GET /your_index_name/_segments

4. CPU Usage

Monitor the CPU usage of your Elasticsearch nodes. High CPU usage can indicate that your cluster is overloaded. Use system monitoring tools like top or vmstat to monitor CPU usage. You can also use Elasticsearch's node stats API to get CPU usage information:

GET /_nodes/stats/process

5. Memory Usage

Monitor the memory usage of your Elasticsearch nodes. Insufficient memory can lead to performance issues and even out-of-memory errors. Use system monitoring tools or Elasticsearch's node stats API to monitor memory usage:

GET /_nodes/stats/jvm

6. Disk I/O

Monitor the disk I/O of your Elasticsearch nodes. Slow disk I/O can significantly impact indexing performance. Use system monitoring tools like iostat to monitor disk I/O. Consider using faster storage (SSDs) to improve disk I/O performance.

7. Elasticsearch Logs

Check Elasticsearch's logs for errors or warnings. The logs can provide valuable insights into problems with your indexing process or your Elasticsearch cluster. Look for error messages, exceptions, and slow query logs. Configure logging verbosity to capture more detailed information when troubleshooting.

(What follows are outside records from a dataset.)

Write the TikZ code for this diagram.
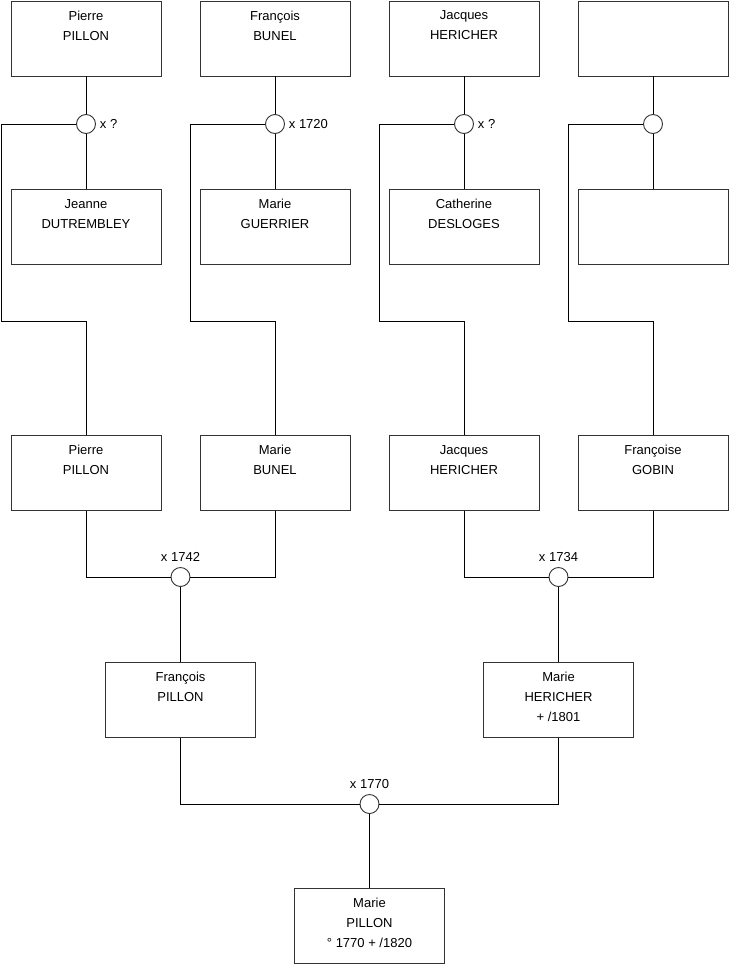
\documentclass[tikz,border=0pt]{standalone}
\usepackage{fontspec}
\setmainfont{Liberation Sans}
\usetikzlibrary{positioning}

\definecolor{frame}{HTML}{333333}

\begin{document}
\begin{tikzpicture}[x=1pt, y=-1pt, line width=0.9pt,
  person/.style={draw=frame, fill=white, minimum width=150pt, minimum height=75pt,
    inner sep=0pt, align=center, font=\fontsize{13}{20}\selectfont},
  wed/.style={draw=frame, fill=white, circle, minimum size=19pt, inner sep=0pt},
  wedlabel/.style={inner sep=2pt, font=\fontsize{13}{16}\selectfont},
  link/.style={draw=black}]

\useasboundingbox (0,0) rectangle (740,975);

% Great-grandparents
\node[person] (pp) at (86,38.5) {Pierre\\PILLON\\\strut};
\node[person] (fb) at (275,38.5) {François\\BUNEL\\\strut};
\node[person] (jh) at (464,38.5) {Jacques\\HERICHER\\\strut};
\node[person] (ua) at (653,38.5) {};

\node[wed] (c1) at (86,124) {};
\node[wed] (c2) at (275,124) {};
\node[wed] (c3) at (464,124) {};
\node[wed] (c4) at (653,124) {};
\node[wedlabel, right=1.5pt of c1] (x1) {x ?};
\node[wedlabel, right=1.5pt of c2] (x2) {x 1720};
\node[wedlabel, right=1.5pt of c3] (x3) {x ?};

\node[person] (jd) at (86,227) {Jeanne\\DUTREMBLEY\\\strut};
\node[person] (mg) at (275,227) {Marie\\GUERRIER\\\strut};
\node[person] (cd) at (464,227) {Catherine\\DESLOGES\\\strut};
\node[person] (ub) at (653,227) {};

% Grandparents
\node[person] (pp2) at (86,473) {Pierre\\PILLON\\\strut};
\node[person] (mb) at (275,473) {Marie\\BUNEL\\\strut};
\node[person] (jh2) at (464,473) {Jacques\\HERICHER\\\strut};
\node[person] (fg) at (653,473) {Françoise\\GOBIN\\\strut};

\node[wed] (m1) at (180.5,577) {};
\node[wed] (m2) at (558.5,577) {};
\node[wedlabel, above=3pt of m1] (x4) {x 1742};
\node[wedlabel, above=3pt of m2] (x5) {x 1734};

% Parents
\node[person] (fp) at (180.5,700) {François\\PILLON\\\strut};
\node[person] (mh) at (558.5,700) {Marie\\HERICHER\\+ /1801\strut};

\node[wed] (m3) at (369.5,804) {};
\node[wedlabel, above=3pt of m3] (x6) {x 1770};

\node[person] (mp) at (369.5,926) {Marie\\PILLON\\° 1770 + /1820\strut};

% Links
\draw[link] (pp) -- (c1) -- (jd);
\draw[link] (fb) -- (c2) -- (mg);
\draw[link] (jh) -- (c3) -- (cd);
\draw[link] (ua) -- (c4) -- (ub);

\draw[link] (c1.west) -| ++(-75,197) -| (pp2.north);
\draw[link] (c2.west) -| ++(-75,197) -| (mb.north);
\draw[link] (c3.west) -| ++(-75,197) -| (jh2.north);
\draw[link] (c4.west) -| ++(-75,197) -| (fg.north);

\draw[link] (pp2.south) |- (m1.west);
\draw[link] (m1.east) -| (mb.south);
\draw[link] (jh2.south) |- (m2.west);
\draw[link] (m2.east) -| (fg.south);
\draw[link] (m1) -- (fp);
\draw[link] (m2) -- (mh);

\draw[link] (fp.south) |- (m3.west);
\draw[link] (m3.east) -| (mh.south);
\draw[link] (m3) -- (mp);

\end{tikzpicture}
\end{document}
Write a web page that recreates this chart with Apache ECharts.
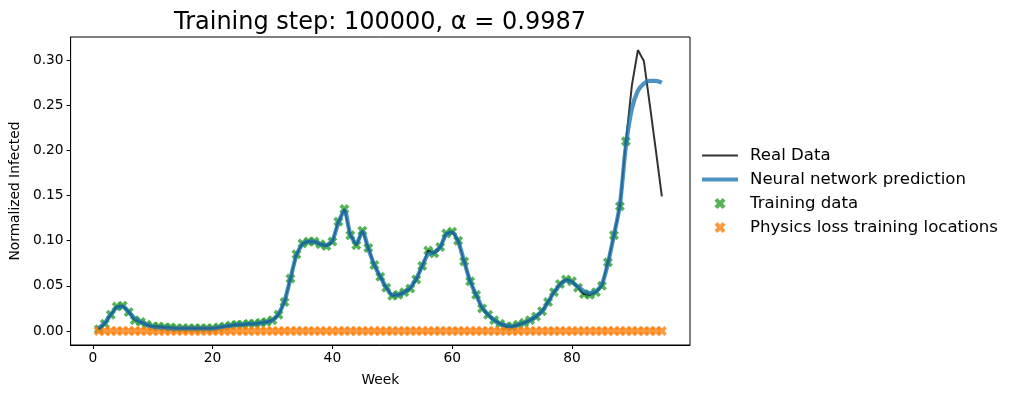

By monitoring these metrics and analyzing your Elasticsearch logs, you can quickly identify and resolve issues that might be impacting your indexing performance. Remember to set up alerts to notify you when key metrics exceed predefined thresholds. This will help you proactively address potential problems before they impact your users.

Conclusion

So there you have it! Mastering real-time Elasticsearch indexing is all about understanding the nuances of NRT, optimizing your indexing process, fine-tuning the refresh interval, and diligently monitoring your cluster. By implementing these tips and tricks, you'll be well on your way to achieving lightning-fast indexing speeds and delivering a superior search experience to your users. Now go forth and index! You got this! Don't be afraid to experiment and find what works best for your specific use case. Happy indexing, folks!